Friend to missionaries dies
___By Brittany Jarvis
___SBC International Mission Board
___RICHMOND, Va. (BP)--A Texas Baptist known as a pen-pal and prayer partner for missionaries has died, leaving a significant loss in the missions support system.
___Missionaries all over the world received written cards from Clarence Richardson of Athens every year on their birthday just to remind them that someone was praying for them and their ministry.
___He continued his letter-writing campaign for decades and influenced innumerable missionaries.
___Bob Tucker, an emeritus International Mission Board missionary, is now the minister of missions at First Baptist Church of Athens, the same church where Richardson was a member.
___While serving as a missionary, Tucker traveled quite a bit to meet with missionaries in other countries.
___"Every time I went somewhere and told people where I was from, people would say, 'Do you know Clarence Richardson?'" Tucker said. The missionaries were grateful and surprised to receive birthday cards from someone they had not met, he said.
___Tucker also was a recipient of Richardson's prayers and cards.
___"It is a meaningful thing to get a card on your birthday," Tucker said. Richardson always knew how to time the cards just right so missionaries would receive them on their birthday, Tucker said.
___"It's very important (to get birthday cards), especially if it's from somebody you know," said Robert Davis, a former IMB missionary and Richardson admirer. "It's one thing to get one from somebody who just sends it once time in a lifetime. But a person who consistently writes to you through the years, that person becomes a real friend."
___Richardson spent his own money, either salary or retirement funds, to pay for cards and stamps.
___"He was not a wealthy person at all," Davis said, "but he made it a priority."
___Within his birthday cards, Richardson would list a special characteristic, such as joy or good judgment, that he was praying for the missionary. He would ask the missionary to write back if he or she experienced the gift for which he prayed.
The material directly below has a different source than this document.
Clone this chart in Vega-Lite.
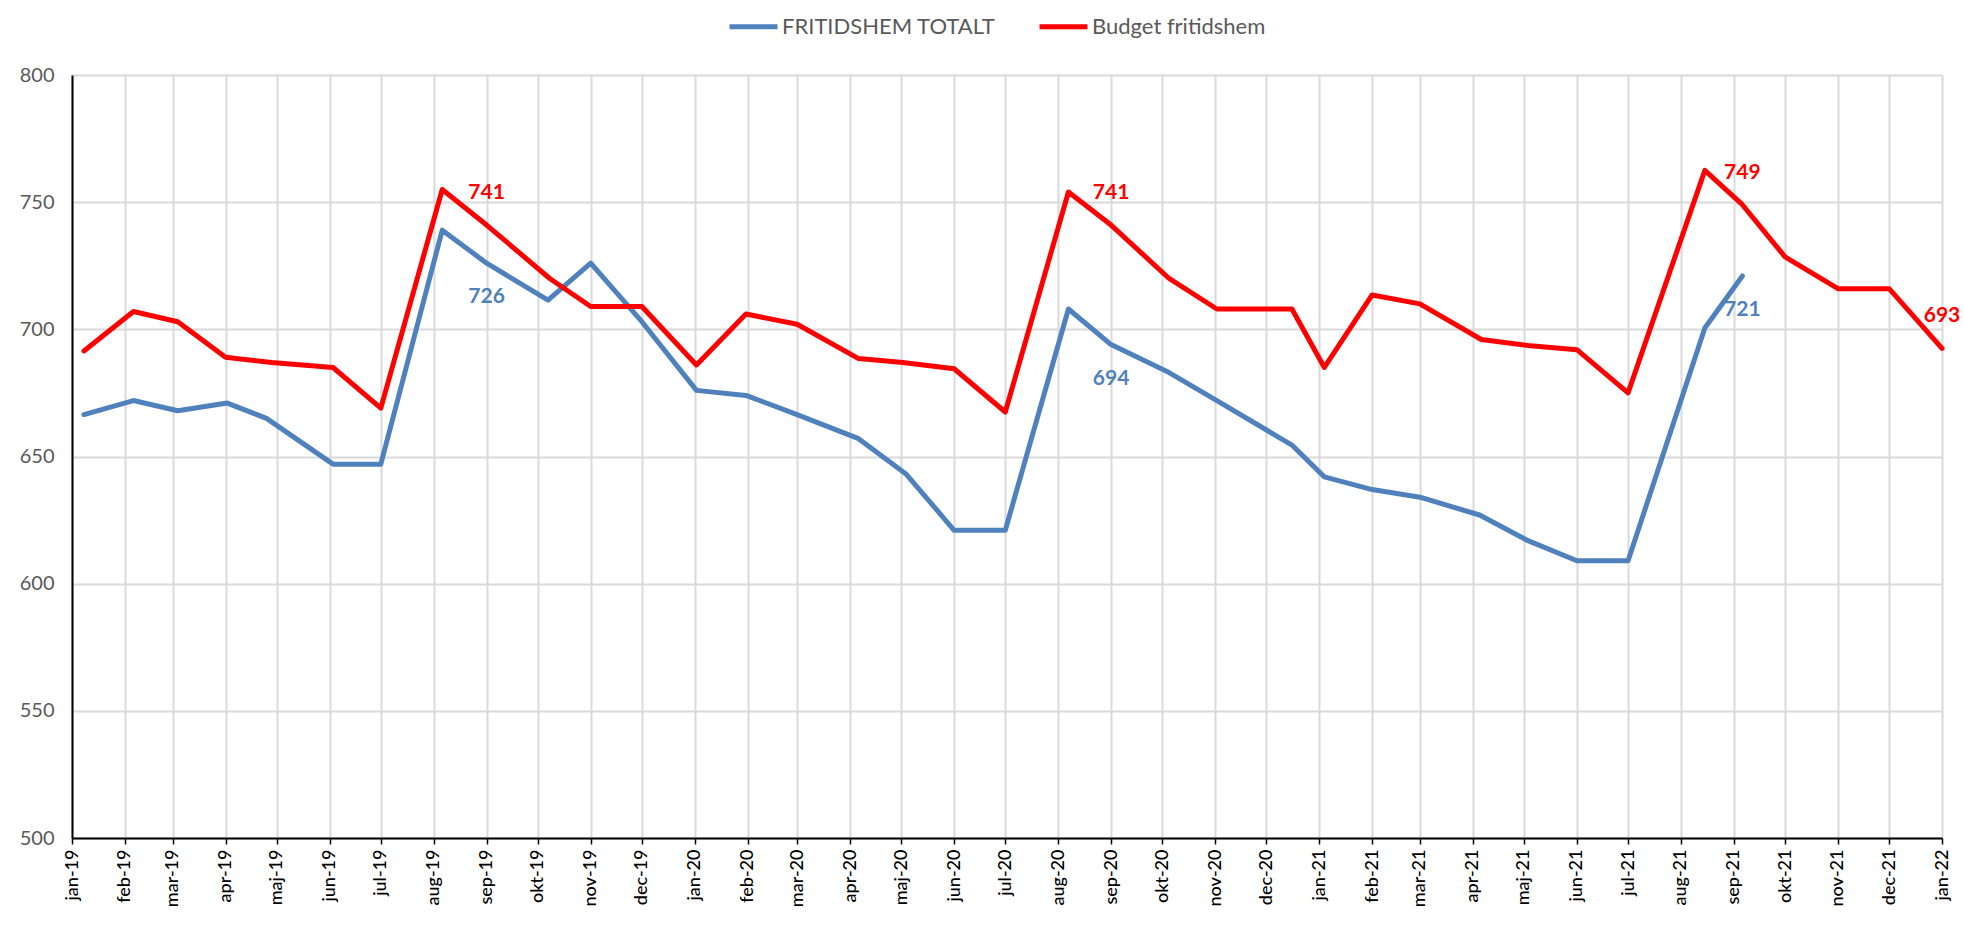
{
  "$schema": "https://vega.github.io/schema/vega-lite/v6.json",
  "width": 1870,
  "height": 763,
  "autosize": {"type": "none"},
  "padding": {"left": 72, "top": 75, "right": 22, "bottom": 91},
  "background": "white",
  "data": {"values": [
    {"d": "2019-01-08", "s": "FRITIDSHEM TOTALT", "v": 666.5},
    {"d": "2019-02-06", "s": "FRITIDSHEM TOTALT", "v": 672},
    {"d": "2019-03-04", "s": "FRITIDSHEM TOTALT", "v": 668},
    {"d": "2019-04-02", "s": "FRITIDSHEM TOTALT", "v": 671},
    {"d": "2019-04-25", "s": "FRITIDSHEM TOTALT", "v": 665},
    {"d": "2019-06-03", "s": "FRITIDSHEM TOTALT", "v": 647},
    {"d": "2019-07-01", "s": "FRITIDSHEM TOTALT", "v": 647},
    {"d": "2019-08-06", "s": "FRITIDSHEM TOTALT", "v": 739},
    {"d": "2019-09-01", "s": "FRITIDSHEM TOTALT", "v": 726, "l": "726"},
    {"d": "2019-10-07", "s": "FRITIDSHEM TOTALT", "v": 711.5},
    {"d": "2019-11-01", "s": "FRITIDSHEM TOTALT", "v": 726},
    {"d": "2019-12-01", "s": "FRITIDSHEM TOTALT", "v": 703},
    {"d": "2020-01-02", "s": "FRITIDSHEM TOTALT", "v": 676},
    {"d": "2020-01-31", "s": "FRITIDSHEM TOTALT", "v": 674},
    {"d": "2020-03-01", "s": "FRITIDSHEM TOTALT", "v": 666.5},
    {"d": "2020-04-06", "s": "FRITIDSHEM TOTALT", "v": 657},
    {"d": "2020-05-04", "s": "FRITIDSHEM TOTALT", "v": 643},
    {"d": "2020-06-01", "s": "FRITIDSHEM TOTALT", "v": 621},
    {"d": "2020-07-01", "s": "FRITIDSHEM TOTALT", "v": 621},
    {"d": "2020-08-07", "s": "FRITIDSHEM TOTALT", "v": 708},
    {"d": "2020-09-01", "s": "FRITIDSHEM TOTALT", "v": 694, "l": "694"},
    {"d": "2020-10-05", "s": "FRITIDSHEM TOTALT", "v": 683},
    {"d": "2020-11-02", "s": "FRITIDSHEM TOTALT", "v": 672},
    {"d": "2020-12-16", "s": "FRITIDSHEM TOTALT", "v": 654.5},
    {"d": "2021-01-04", "s": "FRITIDSHEM TOTALT", "v": 642},
    {"d": "2021-02-01", "s": "FRITIDSHEM TOTALT", "v": 637},
    {"d": "2021-03-01", "s": "FRITIDSHEM TOTALT", "v": 634},
    {"d": "2021-04-05", "s": "FRITIDSHEM TOTALT", "v": 627},
    {"d": "2021-05-03", "s": "FRITIDSHEM TOTALT", "v": 617},
    {"d": "2021-06-01", "s": "FRITIDSHEM TOTALT", "v": 609},
    {"d": "2021-07-01", "s": "FRITIDSHEM TOTALT", "v": 609},
    {"d": "2021-08-15", "s": "FRITIDSHEM TOTALT", "v": 700.5},
    {"d": "2021-09-06", "s": "FRITIDSHEM TOTALT", "v": 721, "l": "721"},
    {"d": "2019-01-08", "s": "Budget fritidshem", "v": 691.5},
    {"d": "2019-02-06", "s": "Budget fritidshem", "v": 707},
    {"d": "2019-03-04", "s": "Budget fritidshem", "v": 703},
    {"d": "2019-04-01", "s": "Budget fritidshem", "v": 689},
    {"d": "2019-04-28", "s": "Budget fritidshem", "v": 687},
    {"d": "2019-06-03", "s": "Budget fritidshem", "v": 685},
    {"d": "2019-07-01", "s": "Budget fritidshem", "v": 669},
    {"d": "2019-08-06", "s": "Budget fritidshem", "v": 755},
    {"d": "2019-09-01", "s": "Budget fritidshem", "v": 741, "l": "741"},
    {"d": "2019-10-08", "s": "Budget fritidshem", "v": 720},
    {"d": "2019-11-01", "s": "Budget fritidshem", "v": 709},
    {"d": "2019-12-01", "s": "Budget fritidshem", "v": 709},
    {"d": "2020-01-02", "s": "Budget fritidshem", "v": 686},
    {"d": "2020-01-31", "s": "Budget fritidshem", "v": 706},
    {"d": "2020-03-01", "s": "Budget fritidshem", "v": 702},
    {"d": "2020-04-06", "s": "Budget fritidshem", "v": 688.5},
    {"d": "2020-05-02", "s": "Budget fritidshem", "v": 687},
    {"d": "2020-06-01", "s": "Budget fritidshem", "v": 684.5},
    {"d": "2020-07-01", "s": "Budget fritidshem", "v": 667.5},
    {"d": "2020-08-07", "s": "Budget fritidshem", "v": 754},
    {"d": "2020-09-01", "s": "Budget fritidshem", "v": 741, "l": "741"},
    {"d": "2020-10-05", "s": "Budget fritidshem", "v": 720},
    {"d": "2020-11-02", "s": "Budget fritidshem", "v": 708},
    {"d": "2020-12-16", "s": "Budget fritidshem", "v": 708},
    {"d": "2021-01-04", "s": "Budget fritidshem", "v": 685},
    {"d": "2021-02-01", "s": "Budget fritidshem", "v": 713.5},
    {"d": "2021-03-01", "s": "Budget fritidshem", "v": 710},
    {"d": "2021-04-06", "s": "Budget fritidshem", "v": 696},
    {"d": "2021-05-05", "s": "Budget fritidshem", "v": 693.5},
    {"d": "2021-06-01", "s": "Budget fritidshem", "v": 692},
    {"d": "2021-07-01", "s": "Budget fritidshem", "v": 675},
    {"d": "2021-08-15", "s": "Budget fritidshem", "v": 762.5},
    {"d": "2021-09-06", "s": "Budget fritidshem", "v": 749, "l": "749"},
    {"d": "2021-10-01", "s": "Budget fritidshem", "v": 728.5},
    {"d": "2021-11-01", "s": "Budget fritidshem", "v": 716},
    {"d": "2021-12-01", "s": "Budget fritidshem", "v": 716},
    {"d": "2022-01-01", "s": "Budget fritidshem", "v": 692.5, "l": "693"}
  ]},
  "encoding": {
    "x": {
      "field": "d", "type": "temporal",
      "scale": {"type": "utc", "domain": [{"year": 2019, "month": 1, "date": 1, "utc": true}, {"year": 2022, "month": 1, "date": 1, "utc": true}]},
      "axis": {
        "title": null,
        "tickCount": {"interval": "month", "step": 1},
        "labelExpr": "['jan','feb','mar','apr','maj','jun','jul','aug','sep','okt','nov','dec'][utcmonth(datum.value)] + '-' + utcFormat(datum.value, '%y')",
        "labelAngle": -90,
        "labelFont": "Lato",
        "labelFontSize": 18,
        "labelFontWeight": 500,
        "labelColor": "#000000",
        "labelPadding": 5,
        "labelOverlap": false,
        "labelFlush": false,
        "labelBound": false,
        "tickSize": 6,
        "tickColor": "#000000",
        "tickWidth": 1.5,
        "domainColor": "#000000",
        "domainWidth": 2,
        "grid": true,
        "gridColor": "#d9d9d9",
        "gridWidth": 2
      }
    },
    "y": {
      "field": "v", "type": "quantitative",
      "scale": {"domain": [500, 800], "zero": false, "nice": false},
      "axis": {
        "title": null,
        "values": [500, 550, 600, 650, 700, 750, 800],
        "ticks": false,
        "labelPadding": 18,
        "labelFont": "Lato",
        "labelFontSize": 20,
        "labelColor": "#595959",
        "domainColor": "#000000",
        "domainWidth": 2,
        "grid": true,
        "gridColor": "#d9d9d9",
        "gridWidth": 2
      }
    }
  },
  "layer": [
    {
      "mark": {"type": "line", "strokeWidth": 5, "strokeJoin": "round", "strokeCap": "round"},
      "encoding": {
        "color": {
          "field": "s", "type": "nominal",
          "scale": {"domain": ["FRITIDSHEM TOTALT", "Budget fritidshem"], "range": ["#4F81BD", "#FF0000"]},
          "legend": {
            "title": null,
            "orient": "none",
            "legendX": 655,
            "legendY": -75,
            "direction": "horizontal",
            "symbolType": "stroke",
            "symbolStrokeWidth": 5,
            "symbolSize": 2300,
            "labelFont": "Lato",
            "labelFontSize": 22,
            "labelColor": "#595959",
            "labelOffset": 2,
            "labelLimit": 0,
            "columnPadding": 33
          }
        }
      }
    },
    {
      "transform": [{"filter": "datum.l && datum.s === 'Budget fritidshem'"}],
      "mark": {"type": "text", "font": "Lato", "fontWeight": "bold", "fontSize": 21, "color": "#FF0000", "dy": -32, "baseline": "middle"},
      "encoding": {"text": {"field": "l"}}
    },
    {
      "transform": [{"filter": "datum.l && datum.s === 'FRITIDSHEM TOTALT'"}],
      "mark": {"type": "text", "font": "Lato", "fontWeight": "bold", "fontSize": 21, "color": "#4F81BD", "dy": 34, "baseline": "middle"},
      "encoding": {"text": {"field": "l"}}
    }
  ],
  "config": {"view": {"stroke": null}}
}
___Richardson's love for missions spilled over into other ministry areas. Tucker and Davis both remember attending Royal Ambassadors, a missions education program for boys, as children and listening to Richardson teach. In church, many considered him the spiritual conscience who would remind members of the importance of missions.
___"He was the only guy I knew who wanted to join WMU," Tucker said. Woman's Missionary Union, or WMU, is a missions education program for Southern Baptist women.
___Richardson's legacy continued even during his memorial service. At the end of the service, friends and family gathered outside to watch dozens of balloons float away. Each balloon bore the name of a missionary who was celebrating his or her birthday on that day.
___"We need more people like him," Davis said.
___Since Richardson's death, three members of First Baptist of Athens have approached Tucker about continuing Richardson's ministry to missionaries, Tucker said.
___"His greatest achievement in life was that he was the guy who prayed for missionaries," he said.